Cette idée qu’il est préférable de retenir l’eau de pluie sur tout le territoire tranche avec l’idée dominante de la « continuité écologique », largement relayée par les écologistes auprès des décideurs politiques et de l’Administration, au motif que l’eau qui coule est une eau qui vit et qu’une eau qui stagne est une eau qui meurt. L’adhésion à cette thèse de la continuité écologique est d’autant plus étonnante que ce concept a été vulgarisé par de grands opérateurs de la marchandisation de l’eau qui ont trouvé dans cette formule de communication le moyen le plus efficace pour moins traiter l’eau des stations d’épuration. « Or, c’est justement cette continuité écologique qui favorise les inondations et les sécheresses. En effet, l’eau n’est pas une ressource comme le charbon : elle ne se renouvelle que si son cycle est alimenté ».

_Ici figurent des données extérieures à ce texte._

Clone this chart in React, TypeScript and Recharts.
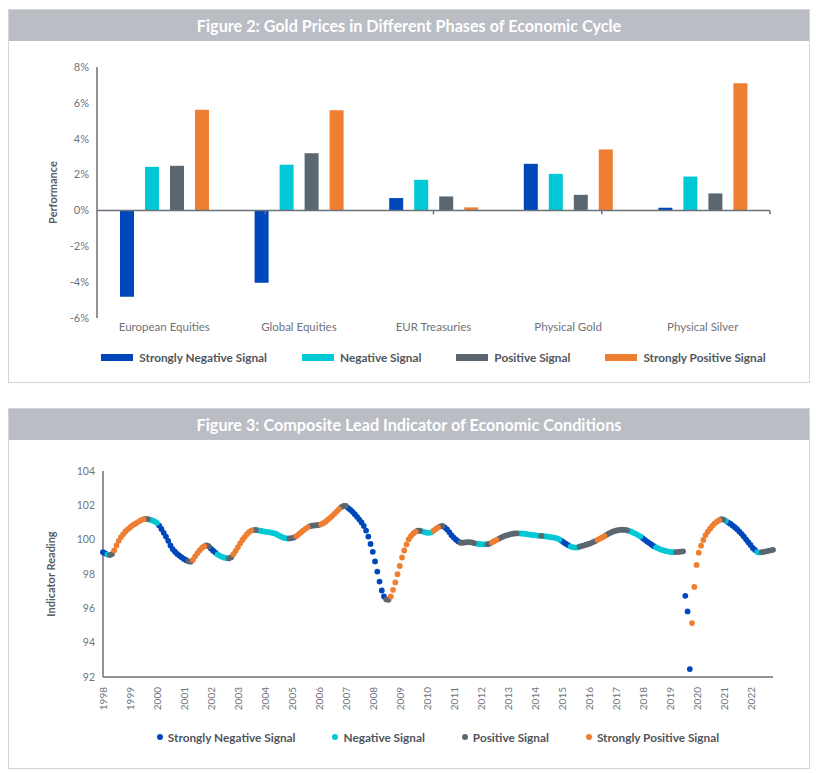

Favoriser l’évapotranspiration

Pierrick Berthou estime que cette notion de « continuité écologique » ignore en fait le cycle complet de l’eau. « Les chercheurs russes Anastassia Makarieva et Victor Goshkov l’avaient théorisé : le cycle de la pluie n’est pas dû à une action chimique, ni physique, mais est le fruit d’une action mécanique, avec comme clef de voûte l’évapotranspiration. Les rivières volantes au-dessus de l’Amazonie illustrent très bien ce phénomène ».
« Pour avoir de l’évapotranspiration il faut couvrir nos sols de végétaux verts, donc vivants. Et pour les alimenter, il faut une bonne réserve d’eau dans le sol. La matière organique apportée par l’élevage, transformée en humus, confère aux sols bien pourvus la capacité de retenir 90 % de leur poids en eau », poursuit l’éleveur.

Abattre les arbres pour économiser l’eau ?

Pour l’agriculteur de Quimperlé, c’est un pis-aller que de vouloir régler le manque d’eau par des restrictions car, dit-il, « on ne consomme pas l’eau, on l’utilise. L’eau finit toujours par retourner aux rivières ».
« La lutte contre la sécheresse se fait en hiver en gérant les flux d’eau ». Il prend ainsi l’exemple de sa commune Quimperlé où « l’eau qui coule du robinet ne représente que 2,46 % de la pluie qui tombe sur le territoire ». Un chiffre qui le conduit à dire que la gestion de l’eau ne se limite pas à la jauge d’un château d’eau. Et d’oser ce trait de dérision : « Un chêne ou un châtaignier consomme environ 500 L par jour ; un pommier 200 L et un peuplier utilise jusqu’à 1 000 L par jour. Faudra-t-il se résoudre à les abattre afin d’économiser l’eau ? C’est exactement ce qu’a fait la Californie. Pour quel résultat ! »
Ce qu’il faut, c’est mettre en œuvre les éléments « pour alimenter le cycle complet de l’eau », insiste Pierrick Berthou qui invite aussi les villes à favoriser l’infiltration en créant des « jardins de pluie » (zones d’infiltration végétalisées) au pied des immeubles et des parkings. Et de rappeler cet adage de sagesse : « Il ne pleut pas dans le désert parce qu’il n’y a pas de végétation et il pleut quasi constamment dans les forêts équatoriales parce que la végétation y est luxuriante et abondante : C’est la végétation qui fait le climat et pas l’inverse. »

Albédo des champs

Albédo des champs Parce que leur cycle végétatif se termine tôt en saison, les céréales ne participent pas au phénomène d’évapotranspiration estival favorable à l’albédo qui renvoie une partie de l’énergie lumineuse vers le ciel et contribue à limiter le réchauffement de l’atmosphère. A l’instar de la neige, le maïs, l’herbe ou les légumineuses participent en effet à ce phénomène en libérant des gouttelettes d’eau en suspension dans l’air.